An attempt by New Jersey to indirectly regulate SEC-registered advisers through regulating their IARs might raise NSMIA preemption issues. We do not anticipate that the bureau will change its existing practices to enforce the rule proposal against SEC-registered advisers or their IARs.

Exception for Institutional Investors

Under the proposed new Section 13:47A-6.4, the fiduciary duty would not be owed to the following institutional investors:

• Banks, savings and loan associations, insurance companies or registered investment companies;

• Broker-dealers registered with a state securities commission;

• SEC and state registered investment advisers; and

• Persons (individuals, corporations, partnerships, trusts or otherwise) with total assets of at least $50 million.

ERISA Employee Benefit Plans 

Under the rule proposal, the new standard would not apply to broker-dealers or advisers who manage or invest plan assets or provide investment advice to an employee benefit plan, its participants and beneficiaries that are covered by the Employee Retirement Security Act of 1974, or ERISA. 

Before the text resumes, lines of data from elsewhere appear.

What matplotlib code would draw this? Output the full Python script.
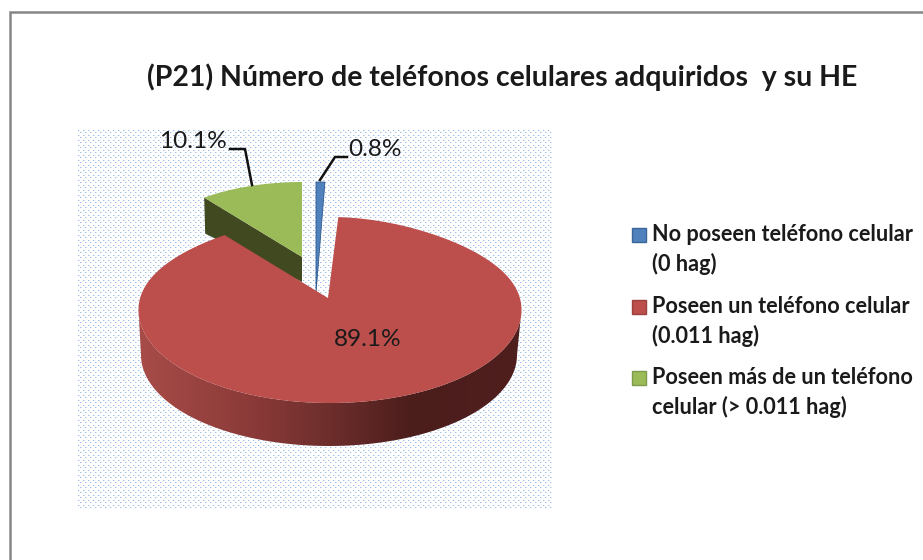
### plot.py
# 3D-looking pie chart, drawn in pixel coordinates so it lines up with the reference

import numpy as np
import matplotlib
matplotlib.use("Agg")
import matplotlib.pyplot as plt
from matplotlib.colors import LinearSegmentedColormap
from matplotlib.patches import Polygon, Rectangle

plt.rcParams["font.family"] = ["Lato", "DejaVu Sans"]

# data
categories = ["No poseen teléfono celular\n(0 hag)",
              "Poseen un teléfono celular\n(0.011 hag)",
              "Poseen más de un teléfono\ncelular (> 0.011 hag)"]
values = [0.8, 89.1, 10.1]
title = "(P21) Número de teléfonos celulares adquiridos  y su HE"

# slice angles, clockwise from 12 o'clock
edges = np.cumsum([0] + values) / sum(values) * 360
start_angle = edges[:-1]
end_angle = edges[1:]

# colours
top_colors = ["#4f81bd", "#bc4e4c", "#9bbb59"]
edge_colors = ["#3a6597", "#9c403e", "#7f9a48"]
green_wall = "#40491f"
blue_wall = "#2f5a8f"
bg_blue = "#9dbce6"
text_color = "#1a1a1a"

W, H = 923, 560


def rim(cx, cy, a, b, t0, t1, n=200, squeeze=0.0):
    t = np.radians(np.linspace(t0, t1, n))
    # squeeze narrows the far side a little, like the perspective in the original
    far = np.clip(np.cos(t), 0, 1) ** 3
    return np.column_stack([cx + a * np.sin(t) * (1 - squeeze * far), cy - b * np.cos(t)])


fig = plt.figure(figsize=(W / 100, H / 100), dpi=100)
ax = fig.add_axes([0, 0, 1, 1])

# dotted plot area, staggered dots
yy, xx = np.indices((380, 474))
dots = (((xx % 5 == 0) & (yy % 5 == 0)) | ((xx % 5 == 2) & (yy % 5 == 2))).astype(float)
dots = np.maximum(dots, 0.35 * np.roll(dots, 1, axis=1))
dot_cmap = LinearSegmentedColormap.from_list("dots", ["white", bg_blue])
ax.imshow(dots, extent=(78, 552, 510, 130), cmap=dot_cmap, aspect="auto",
          interpolation="nearest", zorder=1)

# green slice, pulled out
green_rim = rim(302, 262, 165, 80, start_angle[2], 360)
green_apex = (302, 257)
ax.add_patch(Polygon([green_rim[0], green_apex, (302, 282), (green_rim[0][0] + 1, green_rim[0][1] + 36)],
                     fc=green_wall, ec="none", zorder=2))
ax.add_patch(Polygon(np.vstack([green_apex, green_rim]), fc=top_colors[2], ec="none", zorder=3))

# blue slice, pulled out
blue_rim = rim(316, 270, 178, 88, start_angle[0], end_angle[0])
ax.add_patch(Polygon(np.vstack([(316, 293), blue_rim]), fc=top_colors[0], ec=blue_wall, lw=0.6, zorder=3))

# red slice wall with the left-to-right shading
red_cx, red_cy, red_a, red_b = 330, 310, 191.5, 93
wall = np.vstack([rim(red_cx, red_cy, red_a, red_b, 90, 270),
                  rim(329, 355, 188, 91, 270, 90)])
wall_patch = Polygon(wall, fc="none", ec="none", zorder=4)
ax.add_patch(wall_patch)
wall_cmap = LinearSegmentedColormap.from_list(
    "wall", [(0, "#a84c48"), (0.3, "#8a3a38"), (0.5, "#6d2e2c"), (0.72, "#4b1d1b"), (1, "#4f1f1e")])
im = ax.imshow(np.linspace(0, 1, 256)[None, :], extent=(138, 521, 450, 300), cmap=wall_cmap,
               aspect="auto", zorder=4)
im.set_clip_path(wall_patch)

# red slice top
red_rim = rim(red_cx, red_cy, red_a, red_b, start_angle[1], end_angle[1], 500, squeeze=0.137)
ax.add_patch(Polygon(np.vstack([(328, 298), red_rim]), fc=top_colors[1], ec="none", zorder=5))

# data labels and leader lines
ax.text(193, 142, f"{values[2]}%", fontsize=17.6, color=text_color, ha="center", va="center", zorder=7)
ax.text(375, 150, f"{values[0]}%", fontsize=17.6, color=text_color, ha="center", va="center", zorder=7)
ax.text(368, 339, f"{values[1]}%", fontsize=17.6, color=text_color, ha="center", va="center", zorder=7)
ax.plot([230, 245, 252], [149, 149, 185], color="#111111", lw=1.8, zorder=6)
ax.plot([347, 335, 320], [157, 157, 180], color="#111111", lw=1.8, zorder=6)

# title
ax.text(502, 77, title, fontsize=20.5, fontweight="bold", color=text_color, ha="center", va="center", zorder=7)

# legend, each entry is two lines with the swatch next to the first one
legend_y = [235, 307, 378]
for label, y, c, e in zip(categories, legend_y, top_colors, edge_colors):
    ax.add_patch(Rectangle((632, y - 7), 14, 14, fc=c, ec=e, lw=1, zorder=7))
    ax.text(652, y - 11, label, fontsize=15.6, fontweight="bold", color=text_color,
            ha="left", va="top", linespacing=1.42, zorder=7)

# chart border (right and bottom are cut off in the reference)
ax.plot([9.5, 9.5, W], [H, 11.5, 11.5], color="#868686", lw=1.8, zorder=8, solid_joinstyle="miter")

ax.set_xlim(0, W)
ax.set_ylim(H, 0)
ax.axis("off")

fig.savefig("out.png", dpi=100)
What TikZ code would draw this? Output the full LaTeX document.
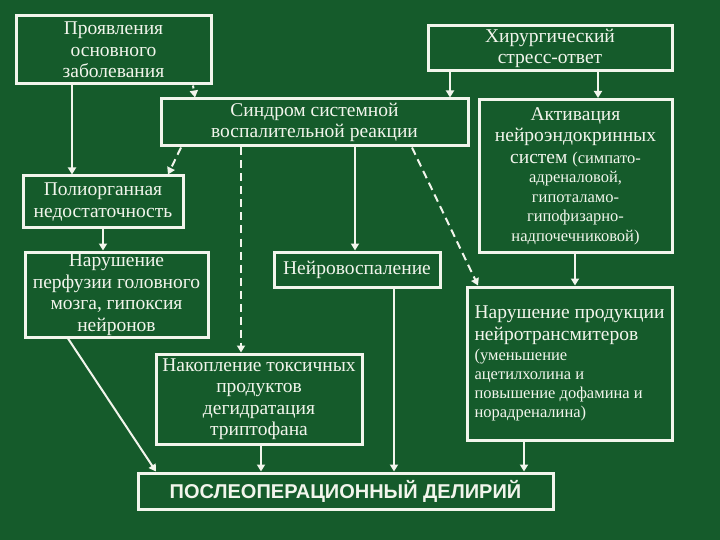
\documentclass[tikz,border=0pt]{standalone}
\usepackage{fontspec}
\setmainfont{Liberation Serif}
\setsansfont{Liberation Sans}
\usetikzlibrary{arrows.meta}
\definecolor{bg}{RGB}{21,91,43}
\definecolor{fg}{RGB}{242,245,236}
\tikzset{
  box/.style={draw=fg, line width=3pt, text=fg, align=center, inner sep=0pt,
    font=\fontsize{19.5}{21.5}\selectfont},
  arr/.style={draw=fg, line width=2pt, -{Triangle[length=7pt,width=8pt]}},
  dsh/.style={arr, dash pattern=on 8pt off 5pt},
  dot/.style={arr, dash pattern=on 3pt off 3pt},
}
\newcommand{\sm}{\fontsize{16.5}{19.5}\selectfont}
\begin{document}
\begin{tikzpicture}[x=1pt,y=-1pt]
\fill[bg] (0,0) rectangle (720,540);
\useasboundingbox (0,0) rectangle (720,540);

\node[box, minimum width=195pt, minimum height=68pt] (A) at (113.5,50) {Проявления\\основного\\заболевания};
\node[box, minimum width=244pt, minimum height=45pt] (B) at (550,48.5) {Хирургический\\стресс-ответ};
\node[box, minimum width=307pt, minimum height=47pt] (C) at (314.5,122.5) {Синдром системной\\воспалительной реакции};
\node[box, minimum width=193pt, minimum height=153pt] (D) at (575.5,176)
  {Активация\\нейроэндокринных\\систем \sm(симпато-\\[-2pt]\sm адреналовой,\\[-2pt]\sm гипоталамо-\\[-2pt]\sm гипофизарно-\\[-2pt]\sm надпочечниковой)};
\node[box, minimum width=160pt, minimum height=52pt] (E) at (103,202) {Полиорганная\\недостаточность};
\node[box, minimum width=183pt, minimum height=85pt] (F) at (116.5,294.5) {Нарушение\\перфузии головного\\мозга, гипоксия\\нейронов};
\node[box, minimum width=166pt, minimum height=35pt] (G) at (357,269.5) {Нейровоспаление};
\node[box, minimum width=205pt, minimum height=153pt, align=left] (H) at (569.5,363.5)
  {Нарушение продукции\\нейротрансмитеров\\[-1pt]\sm(уменьшение\\[-2.5pt]\sm ацетилхолина и\\[-2.5pt]\sm повышение дофамина и\\[-2.5pt]\sm норадреналина)};
\node[box, minimum width=206pt, minimum height=90pt] (I) at (259,399) {Накопление токсичных\\продуктов\\дегидратация\\триптофана};
\node[box, minimum width=415pt, minimum height=36pt, font=\sffamily\bfseries\fontsize{20}{22}\selectfont] (J) at (345.5,491) {ПОСЛЕОПЕРАЦИОННЫЙ ДЕЛИРИЙ};

\draw[arr] ([xshift=-41.5pt]A.south) -- ([xshift=-31pt]E.north);
\draw[dot] ([xshift=79.5pt]A.south) -- ([xshift=-119.5pt]C.north);
\draw[arr] ([xshift=-100pt]B.south) -- ([xshift=135.5pt]C.north);
\draw[arr] ([xshift=48pt]B.south) -- ([xshift=22.5pt]D.north);
\draw[dsh] ([xshift=-133.5pt]C.south) -- ([xshift=65pt]E.north);
\draw[dsh] ([xshift=-73.5pt]C.south) -- ([xshift=-18pt]I.north);
\draw[arr] ([xshift=40.5pt]C.south) -- ([xshift=-2pt]G.north);
\draw[dsh] ([xshift=97.5pt]C.south) -- ([xshift=-91.5pt]H.north);
\draw[arr] ([xshift=-0.5pt]D.south) -- ([xshift=5.5pt]H.north);
\draw[arr] ([xshift=0pt]E.south) -- ([xshift=-13.5pt]F.north);
\draw[arr] ([xshift=-48.5pt]F.south) -- ([xshift=-189.5pt]J.north);
\draw[arr] ([xshift=2pt]I.south) -- ([xshift=-84.5pt]J.north);
\draw[arr] ([xshift=37pt]G.south) -- ([xshift=48.5pt]J.north);
\draw[arr] ([xshift=-45.5pt]H.south) -- ([xshift=178.5pt]J.north);
\end{tikzpicture}
\end{document}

The fiduciary duty would not be owed to profit sharing plans, 401(k) plans, other defined contribution plans or IRAs established solely to hold assets rolled over from an ERISA retirement plan. However, the rule proposal would create fiduciary duties owed to Keogh plans and traditional and Roth IRAs — which are not treated as employee benefit plans by ERISA.

The Rule Proposal Does Not Create a New Record-Keeping Requirement

The proposed amendments would not require firms to maintain records beyond those already required by the Securities Exchange Act of 1934.

Despite the lack of a record-keeping requirement, practically, broker-dealers would be required to maintain documentation to demonstrate compliance with the fiduciary standard. For example, firms will need documents to prove they made a reasonable inquiry into the “risks, costs and conflicts of interest” related to a recommendation.

Conclusion 

Although the New Jersey Bureau of Securities' decision to refrain from imposing an ongoing fiduciary duty on broker-dealers for customers with only commission-based accounts is significant, the rule proposal is nonetheless a potential game changer.

It eliminates the historical distinctions between broker-dealers and investment advisers and imposes a standard on broker-dealers that is stricter than the standard proposed by the SEC for SEC-registered advisers. If the rule proposal is adopted, it could impose significant changes in a New Jersey broker-dealer’s relationship with its customers.

The rule proposal would also create a number of significant challenges. Although firms will not be compensated for their ongoing monitoring of an account, dually-registered firms will owe ongoing duties to a brokerage customer who also holds advisory accounts as part of the relationship. In addition, firms will be challenged to make product recommendations to meet the “best of the reasonably available options” standard.

By not allowing disclosure of material facts or informed consent to cure a conflict of interest, the bureau arguably underestimates the ability of investors to make sound investment decisions. It seems likely that these proposed material changes will have certain negative impacts on customers in the form of decreased product options and increased costs.

Investors are better served through a uniform federal standard that raises the standard of care on brokers, as opposed to a patchwork of state regulation that could result in adverse consequences on investors. Firms should closely monitor these legislative developments.